Que era su primer día de trabajo y jamás había visto tan de cerca un cadáver, dijo Candelario al encargado de aquella funeraria. Que no se preocupara, le dijo el empleado, que él acomodaría el cuerpo.
SUPERAR LOS MIEDOS
No, respondió Candelario, que le enseñara cómo, él quería aprender.
“Me dio algo de miedo, pero porque no sabía yo cómo tratar un cuerpo. ‘Con decirte que yo no sé ni cómo se abre el féretro’, le dije, pero le dije ‘permítame hacerlo yo, si no lo hago bien, ya usted me corrige’”.
Cuando abrió la tapa de la caja, Candelario se encontró con el rostro inerte de una mujer, joven, bonita.
Era una maestra que había fallecido durante una cirugía, debido a problemas en el corazón. Candelario acomodo temblando el cuerpo en la caja. Al tiempo que lo hacía, se acordó de su esposa que había estado grave y lloró.
“Me acordaba de cuando los doctores me decían que mi esposa no iba a aguantar. Dije ‘a lo mejor esto hubiera pasado conmigo’ y me le quedaba mirando a la señora”.
De vuelta a Saltillo, Candelario se incorporó de lleno a su trabajo.
“Llegué a donde tenía que llegar, dejé el cuerpo, cobré, vine, dejé el dinero, el licenciado Benjamín, me dio mi comisión, me dijo ‘¿le interesa trabajar aquí?’, le dije ‘no tengo experiencia, pero si me da la oportunidad, con mucho gusto’”.
Comenzó barriendo, trapeando, lavando las carrozas. Después aprendió a hacer servicios de carroza, cortejos fúnebres, recolección de cuerpo en domicilio, recolección de cuerpo en clínica pública y privada, aseo y maquillaje de cuerpos.
“A todo me enseñé. Más que el gusto era mi necesidad. Aprendí de todo
A mis compañeros choferes de transportes de carga que tuve en aquel entonces les causaba admiración y me decían ‘y qué te dio por irte a trabajar ahí’, les digo ‘principalmente la necesidad’”.
APRENDER EL OFICIO
Candelario había visto mil veces a sus compañeros de trabajo hacer la cremación de un cuerpo.
Que si quería aprender a incinerar cuerpos, le preguntó su jefe. Y él dijo que sí. Aprendí a hacer las cremaciones y ahorita a cómo protegerme con esta pandemia”.
“Ahorita con esto a veces en un día son cinco cuerpos infectados, a veces dos, a veces uno o de plano ninguno, como ahorita que estamos muy a gusto aquí”.

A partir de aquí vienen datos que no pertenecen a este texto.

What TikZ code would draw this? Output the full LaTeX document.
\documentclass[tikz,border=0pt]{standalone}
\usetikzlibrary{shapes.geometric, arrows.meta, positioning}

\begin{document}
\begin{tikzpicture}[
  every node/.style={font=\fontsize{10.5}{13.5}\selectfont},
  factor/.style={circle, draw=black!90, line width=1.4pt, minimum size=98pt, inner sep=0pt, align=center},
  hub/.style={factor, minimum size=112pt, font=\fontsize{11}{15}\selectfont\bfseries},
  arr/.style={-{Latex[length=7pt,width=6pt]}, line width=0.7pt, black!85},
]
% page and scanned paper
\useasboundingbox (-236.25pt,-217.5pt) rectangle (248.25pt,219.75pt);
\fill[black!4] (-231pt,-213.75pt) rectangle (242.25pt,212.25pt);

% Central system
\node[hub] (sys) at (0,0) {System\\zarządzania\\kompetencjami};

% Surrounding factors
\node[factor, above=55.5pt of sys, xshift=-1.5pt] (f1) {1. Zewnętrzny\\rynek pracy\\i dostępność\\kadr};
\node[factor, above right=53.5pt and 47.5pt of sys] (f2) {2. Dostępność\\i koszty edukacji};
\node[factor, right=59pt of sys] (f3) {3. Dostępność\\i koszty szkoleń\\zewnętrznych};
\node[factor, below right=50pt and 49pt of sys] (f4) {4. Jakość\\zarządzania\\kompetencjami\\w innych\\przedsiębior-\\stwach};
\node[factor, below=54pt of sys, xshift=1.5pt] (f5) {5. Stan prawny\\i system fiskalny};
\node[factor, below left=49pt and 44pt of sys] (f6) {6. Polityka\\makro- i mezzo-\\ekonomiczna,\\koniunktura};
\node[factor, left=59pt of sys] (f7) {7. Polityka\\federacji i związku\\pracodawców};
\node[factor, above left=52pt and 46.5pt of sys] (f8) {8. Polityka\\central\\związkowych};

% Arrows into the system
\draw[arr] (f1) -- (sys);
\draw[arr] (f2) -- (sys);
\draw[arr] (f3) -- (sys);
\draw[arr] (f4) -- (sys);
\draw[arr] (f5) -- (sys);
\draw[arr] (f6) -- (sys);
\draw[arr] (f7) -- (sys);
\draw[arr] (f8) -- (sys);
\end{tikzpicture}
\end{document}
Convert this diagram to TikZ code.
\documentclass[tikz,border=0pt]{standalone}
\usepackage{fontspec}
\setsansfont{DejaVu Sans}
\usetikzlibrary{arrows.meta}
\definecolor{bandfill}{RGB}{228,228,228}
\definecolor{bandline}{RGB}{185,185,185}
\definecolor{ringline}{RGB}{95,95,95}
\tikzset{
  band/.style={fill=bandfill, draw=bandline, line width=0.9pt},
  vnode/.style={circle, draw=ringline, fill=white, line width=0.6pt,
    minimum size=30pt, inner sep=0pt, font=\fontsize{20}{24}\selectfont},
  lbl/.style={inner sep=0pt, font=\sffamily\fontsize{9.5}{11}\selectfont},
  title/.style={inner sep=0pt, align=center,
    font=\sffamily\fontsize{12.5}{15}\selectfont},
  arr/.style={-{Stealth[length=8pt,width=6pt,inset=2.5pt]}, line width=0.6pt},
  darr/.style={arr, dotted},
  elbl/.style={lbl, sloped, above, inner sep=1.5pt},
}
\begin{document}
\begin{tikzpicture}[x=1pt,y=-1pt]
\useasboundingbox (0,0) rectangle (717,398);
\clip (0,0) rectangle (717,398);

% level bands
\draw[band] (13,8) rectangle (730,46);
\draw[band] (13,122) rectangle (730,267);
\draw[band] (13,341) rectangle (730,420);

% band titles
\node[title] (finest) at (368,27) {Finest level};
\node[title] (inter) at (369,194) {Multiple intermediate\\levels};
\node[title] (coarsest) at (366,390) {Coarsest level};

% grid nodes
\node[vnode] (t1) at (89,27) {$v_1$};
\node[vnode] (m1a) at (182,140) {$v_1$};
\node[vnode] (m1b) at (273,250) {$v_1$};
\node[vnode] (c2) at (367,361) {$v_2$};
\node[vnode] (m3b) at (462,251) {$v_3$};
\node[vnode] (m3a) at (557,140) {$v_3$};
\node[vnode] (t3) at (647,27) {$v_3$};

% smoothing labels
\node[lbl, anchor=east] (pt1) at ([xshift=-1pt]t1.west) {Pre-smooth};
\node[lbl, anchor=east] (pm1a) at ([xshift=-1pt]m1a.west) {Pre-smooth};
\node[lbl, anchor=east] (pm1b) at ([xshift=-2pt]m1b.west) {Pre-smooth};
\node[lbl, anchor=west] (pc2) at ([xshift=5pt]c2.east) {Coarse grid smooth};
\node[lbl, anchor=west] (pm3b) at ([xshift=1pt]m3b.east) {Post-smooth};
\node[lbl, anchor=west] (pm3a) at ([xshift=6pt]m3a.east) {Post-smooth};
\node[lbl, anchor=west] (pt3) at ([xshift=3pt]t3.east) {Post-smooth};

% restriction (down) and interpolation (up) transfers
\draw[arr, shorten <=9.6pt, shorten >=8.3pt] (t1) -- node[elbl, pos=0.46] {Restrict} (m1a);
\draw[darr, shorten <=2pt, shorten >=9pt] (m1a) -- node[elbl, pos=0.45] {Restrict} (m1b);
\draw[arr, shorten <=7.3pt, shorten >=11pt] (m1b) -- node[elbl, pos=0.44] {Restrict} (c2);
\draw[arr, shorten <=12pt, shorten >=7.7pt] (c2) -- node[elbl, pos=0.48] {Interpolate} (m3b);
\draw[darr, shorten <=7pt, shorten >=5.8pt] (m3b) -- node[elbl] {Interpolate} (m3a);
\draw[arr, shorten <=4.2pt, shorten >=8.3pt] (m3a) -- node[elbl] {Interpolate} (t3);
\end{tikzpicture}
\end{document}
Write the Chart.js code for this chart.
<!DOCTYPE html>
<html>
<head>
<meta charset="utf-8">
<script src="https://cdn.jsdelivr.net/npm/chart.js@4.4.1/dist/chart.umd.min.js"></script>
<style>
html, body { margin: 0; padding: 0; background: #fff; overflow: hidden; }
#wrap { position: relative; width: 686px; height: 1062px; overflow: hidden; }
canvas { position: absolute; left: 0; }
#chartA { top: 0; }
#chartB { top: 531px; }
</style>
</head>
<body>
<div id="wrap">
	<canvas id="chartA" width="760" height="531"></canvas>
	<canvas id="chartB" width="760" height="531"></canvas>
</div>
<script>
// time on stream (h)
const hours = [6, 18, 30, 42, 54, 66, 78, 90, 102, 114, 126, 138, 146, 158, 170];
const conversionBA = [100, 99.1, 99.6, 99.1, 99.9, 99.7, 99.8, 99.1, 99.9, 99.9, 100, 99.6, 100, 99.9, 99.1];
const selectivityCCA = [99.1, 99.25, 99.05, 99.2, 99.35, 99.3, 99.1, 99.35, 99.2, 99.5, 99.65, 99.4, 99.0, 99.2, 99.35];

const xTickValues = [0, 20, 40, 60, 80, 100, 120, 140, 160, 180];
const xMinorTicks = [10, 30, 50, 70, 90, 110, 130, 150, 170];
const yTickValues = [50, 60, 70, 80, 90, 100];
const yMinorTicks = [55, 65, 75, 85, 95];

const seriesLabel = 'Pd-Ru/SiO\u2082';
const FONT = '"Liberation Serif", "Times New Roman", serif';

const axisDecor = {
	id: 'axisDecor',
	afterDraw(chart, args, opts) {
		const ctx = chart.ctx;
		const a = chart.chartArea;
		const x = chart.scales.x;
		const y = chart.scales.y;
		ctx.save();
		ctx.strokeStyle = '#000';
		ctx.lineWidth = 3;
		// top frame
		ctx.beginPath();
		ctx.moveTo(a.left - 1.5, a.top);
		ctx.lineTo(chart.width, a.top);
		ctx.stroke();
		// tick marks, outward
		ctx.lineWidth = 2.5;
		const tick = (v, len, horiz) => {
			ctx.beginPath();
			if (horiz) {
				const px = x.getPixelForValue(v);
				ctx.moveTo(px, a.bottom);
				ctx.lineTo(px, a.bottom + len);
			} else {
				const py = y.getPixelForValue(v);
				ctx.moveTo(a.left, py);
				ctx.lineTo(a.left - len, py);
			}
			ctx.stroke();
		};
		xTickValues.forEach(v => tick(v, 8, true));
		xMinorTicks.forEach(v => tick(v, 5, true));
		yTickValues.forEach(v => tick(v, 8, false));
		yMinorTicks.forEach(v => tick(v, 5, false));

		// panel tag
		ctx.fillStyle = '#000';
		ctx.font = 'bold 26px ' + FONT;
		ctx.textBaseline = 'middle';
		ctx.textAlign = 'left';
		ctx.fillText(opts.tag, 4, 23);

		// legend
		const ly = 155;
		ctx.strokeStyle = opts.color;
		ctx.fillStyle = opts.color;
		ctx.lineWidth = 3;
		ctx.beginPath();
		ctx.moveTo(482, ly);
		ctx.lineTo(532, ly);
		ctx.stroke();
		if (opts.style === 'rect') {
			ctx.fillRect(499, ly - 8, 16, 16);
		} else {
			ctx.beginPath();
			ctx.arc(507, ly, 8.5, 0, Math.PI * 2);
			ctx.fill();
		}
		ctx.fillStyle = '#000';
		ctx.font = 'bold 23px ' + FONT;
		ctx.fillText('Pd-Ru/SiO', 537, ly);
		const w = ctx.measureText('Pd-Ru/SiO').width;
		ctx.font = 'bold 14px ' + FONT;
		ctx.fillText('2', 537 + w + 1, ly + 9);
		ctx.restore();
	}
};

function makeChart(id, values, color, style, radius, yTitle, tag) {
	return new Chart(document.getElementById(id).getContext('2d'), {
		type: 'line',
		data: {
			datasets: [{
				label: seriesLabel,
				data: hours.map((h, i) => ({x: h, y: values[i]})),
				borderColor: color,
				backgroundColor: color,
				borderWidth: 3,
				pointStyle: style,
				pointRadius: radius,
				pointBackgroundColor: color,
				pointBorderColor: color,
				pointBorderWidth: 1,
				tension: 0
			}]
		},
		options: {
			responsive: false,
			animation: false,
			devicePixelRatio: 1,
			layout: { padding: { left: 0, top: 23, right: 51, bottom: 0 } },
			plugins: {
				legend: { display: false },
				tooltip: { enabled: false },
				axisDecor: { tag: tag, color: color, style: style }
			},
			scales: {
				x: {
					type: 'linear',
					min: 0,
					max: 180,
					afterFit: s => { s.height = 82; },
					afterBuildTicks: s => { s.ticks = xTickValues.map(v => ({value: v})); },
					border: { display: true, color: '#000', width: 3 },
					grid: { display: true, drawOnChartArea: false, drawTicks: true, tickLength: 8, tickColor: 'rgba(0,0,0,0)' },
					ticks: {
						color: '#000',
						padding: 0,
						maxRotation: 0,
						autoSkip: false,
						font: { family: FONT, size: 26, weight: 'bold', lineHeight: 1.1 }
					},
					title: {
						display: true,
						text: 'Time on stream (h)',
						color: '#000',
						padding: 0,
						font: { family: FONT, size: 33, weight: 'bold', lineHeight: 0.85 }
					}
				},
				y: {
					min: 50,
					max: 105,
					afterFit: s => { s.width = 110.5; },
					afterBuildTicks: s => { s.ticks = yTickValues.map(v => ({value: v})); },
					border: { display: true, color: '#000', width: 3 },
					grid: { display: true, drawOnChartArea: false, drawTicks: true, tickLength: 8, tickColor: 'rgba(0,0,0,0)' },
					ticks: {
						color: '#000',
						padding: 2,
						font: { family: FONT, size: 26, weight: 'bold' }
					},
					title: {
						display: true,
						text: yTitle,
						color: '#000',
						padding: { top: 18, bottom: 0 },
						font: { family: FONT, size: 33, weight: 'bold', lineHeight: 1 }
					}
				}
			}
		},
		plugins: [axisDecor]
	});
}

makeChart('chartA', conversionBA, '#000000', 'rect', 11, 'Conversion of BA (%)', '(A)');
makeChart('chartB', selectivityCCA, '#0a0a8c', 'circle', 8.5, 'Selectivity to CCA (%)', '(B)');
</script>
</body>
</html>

– ¿Tiene miedo de contagiarse?
– Lo más difícil para mí, es saber cuánto tiempo iré a aguantar, estoy hablando de vida. Nadie sabe.
Muchas veces podemos cometer un error con un cuerpo que venga infectado y no nos lo hagan saber.
Estamos en riesgo de que uno mismo puede cometer el error de infectarse por un descuido.
El hombre que trajo la cremación a la ciudad
Muchas veces, en su calidad de chofer, Candelario había trasladado cuerpos al horno crematorio de la compañía, famoso por ser el primero que el empresario Benjamín Villanueva trajo a Saltillo en 2006, importado de Gómez Palacio, Durango.
Entonces la costumbre de incinerar a los muertos no estaba arraigada en la ciudad y al licenciado Benjamín, el patrón de Candelario, lo llamaron loco.
“Yo fui el primero en instalar en Saltillo los servicios de cremación, me juzgaron loco, ‘no, eso no se va a usar’, decían, les dije ‘se van a acordar de mí’.
Yo nunca pensaba en la pandemia, pensaba en una cosa: que los panteones se van llenando”, contará en su oficina, el escritorio atiborrado de papales, Luis Benjamín Villanueva Fernández, el propietario y director de esta funeraria.
Primero era una cremación cada dos meses, después una cada 15 días, luego una cada ocho días…
“No, hay veces que ahorita, el viernes tuvimos seis, el lunes cuatro”, cuenta el empresario.